## [What to do]
Please return nothing but the lines between the line holding "Clone this chart in Plotly." and the line holding "16, 4, 8, 6]", both ends included, without the pictures.

## [Stored data]

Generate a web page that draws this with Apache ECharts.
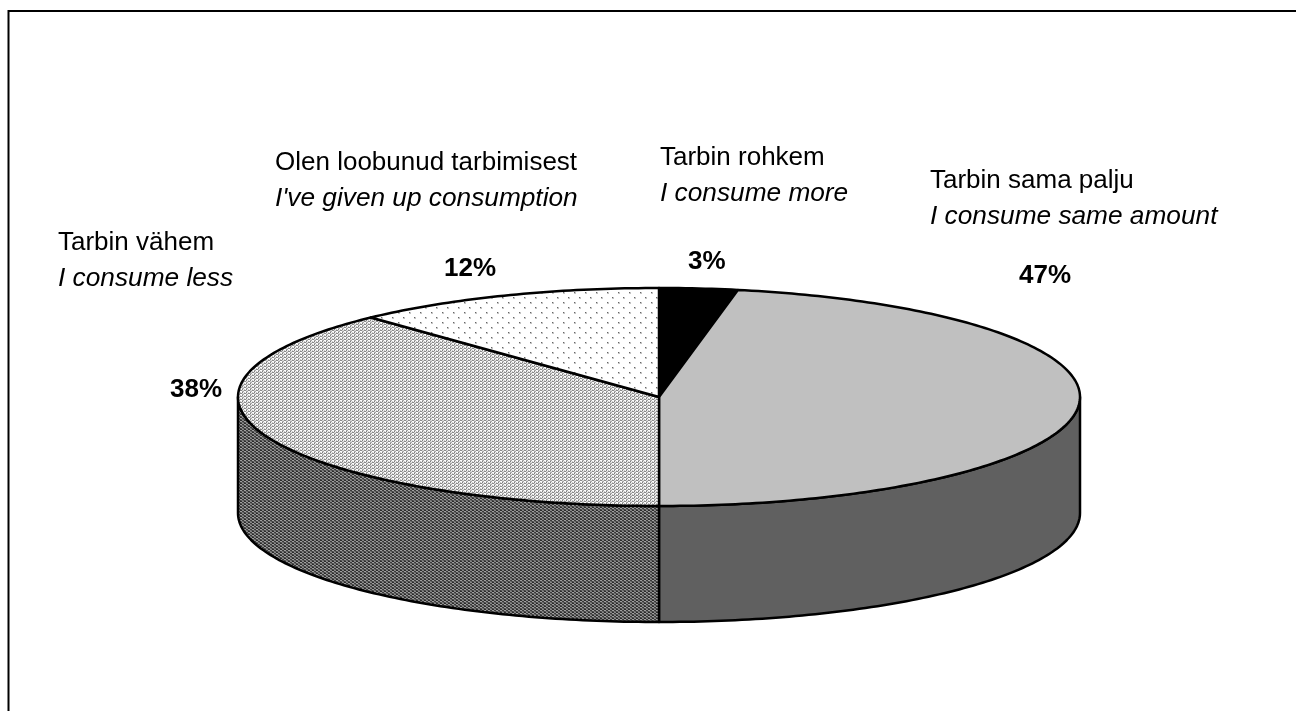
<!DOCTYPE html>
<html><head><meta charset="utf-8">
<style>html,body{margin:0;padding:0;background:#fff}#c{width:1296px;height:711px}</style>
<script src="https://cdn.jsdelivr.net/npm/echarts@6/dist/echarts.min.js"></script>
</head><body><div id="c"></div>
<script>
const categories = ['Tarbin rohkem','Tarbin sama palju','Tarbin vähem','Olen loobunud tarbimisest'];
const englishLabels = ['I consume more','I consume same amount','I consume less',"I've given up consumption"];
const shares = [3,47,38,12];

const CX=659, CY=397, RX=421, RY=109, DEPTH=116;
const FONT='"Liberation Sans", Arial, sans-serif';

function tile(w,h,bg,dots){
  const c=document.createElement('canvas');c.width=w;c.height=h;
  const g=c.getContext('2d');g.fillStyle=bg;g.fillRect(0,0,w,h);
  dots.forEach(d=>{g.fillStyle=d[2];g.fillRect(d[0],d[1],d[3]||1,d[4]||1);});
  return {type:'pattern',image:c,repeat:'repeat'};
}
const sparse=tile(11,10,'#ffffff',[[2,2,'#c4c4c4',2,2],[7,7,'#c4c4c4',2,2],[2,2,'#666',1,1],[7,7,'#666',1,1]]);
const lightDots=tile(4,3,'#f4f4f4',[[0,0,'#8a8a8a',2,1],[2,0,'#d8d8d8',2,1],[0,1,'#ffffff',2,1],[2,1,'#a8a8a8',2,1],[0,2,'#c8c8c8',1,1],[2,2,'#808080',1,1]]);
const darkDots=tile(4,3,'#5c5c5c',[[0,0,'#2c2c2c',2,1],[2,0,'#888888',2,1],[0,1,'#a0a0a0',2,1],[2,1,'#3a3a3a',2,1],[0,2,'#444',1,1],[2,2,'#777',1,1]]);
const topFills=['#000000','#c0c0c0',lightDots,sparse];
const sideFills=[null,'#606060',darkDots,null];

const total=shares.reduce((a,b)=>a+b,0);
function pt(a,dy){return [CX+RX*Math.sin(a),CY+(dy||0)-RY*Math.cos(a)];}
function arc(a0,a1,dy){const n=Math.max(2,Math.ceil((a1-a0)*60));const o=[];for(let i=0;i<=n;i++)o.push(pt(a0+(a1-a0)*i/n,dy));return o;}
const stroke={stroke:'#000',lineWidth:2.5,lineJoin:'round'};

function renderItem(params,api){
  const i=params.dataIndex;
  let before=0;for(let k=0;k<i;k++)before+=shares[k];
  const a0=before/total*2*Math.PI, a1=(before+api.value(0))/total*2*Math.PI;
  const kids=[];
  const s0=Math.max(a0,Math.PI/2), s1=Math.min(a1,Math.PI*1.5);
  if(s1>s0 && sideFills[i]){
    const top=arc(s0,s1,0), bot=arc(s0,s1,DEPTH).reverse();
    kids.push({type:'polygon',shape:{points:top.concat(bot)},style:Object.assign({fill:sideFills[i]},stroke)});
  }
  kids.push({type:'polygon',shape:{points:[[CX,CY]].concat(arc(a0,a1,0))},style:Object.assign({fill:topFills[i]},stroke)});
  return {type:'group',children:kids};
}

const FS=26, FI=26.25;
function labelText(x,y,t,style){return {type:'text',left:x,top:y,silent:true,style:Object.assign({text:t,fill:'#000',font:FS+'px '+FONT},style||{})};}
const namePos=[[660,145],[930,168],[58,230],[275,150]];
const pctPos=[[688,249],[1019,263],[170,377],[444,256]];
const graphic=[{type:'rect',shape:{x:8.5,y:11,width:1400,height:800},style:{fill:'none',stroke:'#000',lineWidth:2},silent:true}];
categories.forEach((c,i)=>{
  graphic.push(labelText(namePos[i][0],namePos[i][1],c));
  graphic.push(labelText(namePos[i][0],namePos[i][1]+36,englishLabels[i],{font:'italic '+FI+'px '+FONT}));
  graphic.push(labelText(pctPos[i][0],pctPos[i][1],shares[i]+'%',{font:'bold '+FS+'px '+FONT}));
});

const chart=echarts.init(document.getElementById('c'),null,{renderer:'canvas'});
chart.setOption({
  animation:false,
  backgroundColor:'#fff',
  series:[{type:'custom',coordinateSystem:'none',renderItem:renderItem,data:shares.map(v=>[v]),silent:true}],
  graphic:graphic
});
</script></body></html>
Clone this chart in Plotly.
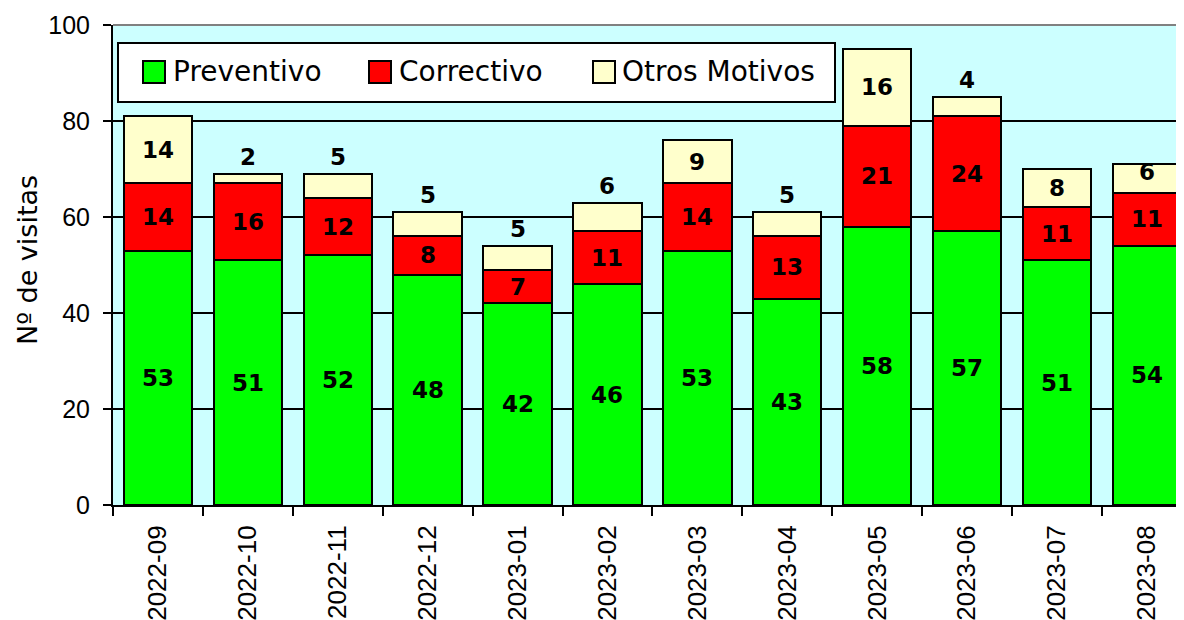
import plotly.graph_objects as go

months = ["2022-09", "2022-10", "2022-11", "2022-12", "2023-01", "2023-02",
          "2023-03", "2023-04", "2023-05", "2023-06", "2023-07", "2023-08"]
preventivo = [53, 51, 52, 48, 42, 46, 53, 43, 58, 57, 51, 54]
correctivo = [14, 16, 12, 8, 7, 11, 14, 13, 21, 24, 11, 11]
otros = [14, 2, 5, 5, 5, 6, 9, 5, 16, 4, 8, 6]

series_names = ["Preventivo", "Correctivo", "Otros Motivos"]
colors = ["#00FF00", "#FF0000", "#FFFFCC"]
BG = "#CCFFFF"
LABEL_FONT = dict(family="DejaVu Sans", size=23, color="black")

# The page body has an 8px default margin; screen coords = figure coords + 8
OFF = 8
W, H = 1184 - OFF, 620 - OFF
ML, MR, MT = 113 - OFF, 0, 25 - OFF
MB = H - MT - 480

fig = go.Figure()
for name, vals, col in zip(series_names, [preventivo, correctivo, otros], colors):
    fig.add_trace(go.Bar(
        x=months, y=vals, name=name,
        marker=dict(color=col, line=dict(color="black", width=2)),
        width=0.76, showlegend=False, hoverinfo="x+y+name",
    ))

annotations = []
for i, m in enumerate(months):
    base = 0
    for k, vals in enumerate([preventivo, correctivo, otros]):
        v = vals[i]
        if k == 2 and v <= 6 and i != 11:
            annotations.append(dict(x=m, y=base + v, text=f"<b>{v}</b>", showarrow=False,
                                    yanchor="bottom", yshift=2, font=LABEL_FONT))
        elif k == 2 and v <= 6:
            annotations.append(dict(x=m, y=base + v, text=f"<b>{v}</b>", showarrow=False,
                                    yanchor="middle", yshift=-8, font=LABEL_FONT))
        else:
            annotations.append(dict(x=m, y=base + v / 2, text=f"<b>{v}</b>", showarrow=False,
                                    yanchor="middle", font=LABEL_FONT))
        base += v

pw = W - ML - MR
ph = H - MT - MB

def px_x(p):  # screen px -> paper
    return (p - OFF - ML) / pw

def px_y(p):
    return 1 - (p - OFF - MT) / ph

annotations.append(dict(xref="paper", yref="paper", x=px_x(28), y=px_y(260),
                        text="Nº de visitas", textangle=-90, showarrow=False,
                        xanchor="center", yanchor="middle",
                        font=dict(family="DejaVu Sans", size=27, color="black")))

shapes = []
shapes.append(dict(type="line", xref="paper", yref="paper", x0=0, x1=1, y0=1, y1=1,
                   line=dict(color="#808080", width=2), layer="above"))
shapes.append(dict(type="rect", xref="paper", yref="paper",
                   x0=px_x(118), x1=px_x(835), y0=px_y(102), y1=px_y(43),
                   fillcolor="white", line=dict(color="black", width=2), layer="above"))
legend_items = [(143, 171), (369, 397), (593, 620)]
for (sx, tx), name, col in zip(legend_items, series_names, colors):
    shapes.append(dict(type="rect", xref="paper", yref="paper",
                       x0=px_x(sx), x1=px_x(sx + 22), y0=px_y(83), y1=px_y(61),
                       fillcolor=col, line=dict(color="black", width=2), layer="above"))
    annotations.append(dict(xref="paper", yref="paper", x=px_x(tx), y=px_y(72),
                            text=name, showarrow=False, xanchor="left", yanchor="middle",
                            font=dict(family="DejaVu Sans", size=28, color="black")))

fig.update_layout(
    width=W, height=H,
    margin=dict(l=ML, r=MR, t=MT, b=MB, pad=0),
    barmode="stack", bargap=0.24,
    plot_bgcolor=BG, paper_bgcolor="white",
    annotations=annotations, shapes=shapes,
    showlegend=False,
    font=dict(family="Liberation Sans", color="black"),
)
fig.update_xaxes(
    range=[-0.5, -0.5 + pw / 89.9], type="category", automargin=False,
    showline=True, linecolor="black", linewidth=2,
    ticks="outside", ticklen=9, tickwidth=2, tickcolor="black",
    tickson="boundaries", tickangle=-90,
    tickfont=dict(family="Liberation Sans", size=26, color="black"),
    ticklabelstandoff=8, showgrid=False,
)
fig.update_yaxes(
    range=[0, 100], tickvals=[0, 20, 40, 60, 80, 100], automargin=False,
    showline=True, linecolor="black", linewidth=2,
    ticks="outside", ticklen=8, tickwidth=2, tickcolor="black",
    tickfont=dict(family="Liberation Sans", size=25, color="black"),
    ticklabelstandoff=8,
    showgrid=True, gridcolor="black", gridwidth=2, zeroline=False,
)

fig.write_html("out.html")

## [Task result]
Clone this chart in Plotly.
import plotly.graph_objects as go

months = ["2022-09", "2022-10", "2022-11", "2022-12", "2023-01", "2023-02",
          "2023-03", "2023-04", "2023-05", "2023-06", "2023-07", "2023-08"]
preventivo = [53, 51, 52, 48, 42, 46, 53, 43, 58, 57, 51, 54]
correctivo = [14, 16, 12, 8, 7, 11, 14, 13, 21, 24, 11, 11]
otros = [14, 2, 5, 5, 5, 6, 9, 5, 16, 4, 8, 6]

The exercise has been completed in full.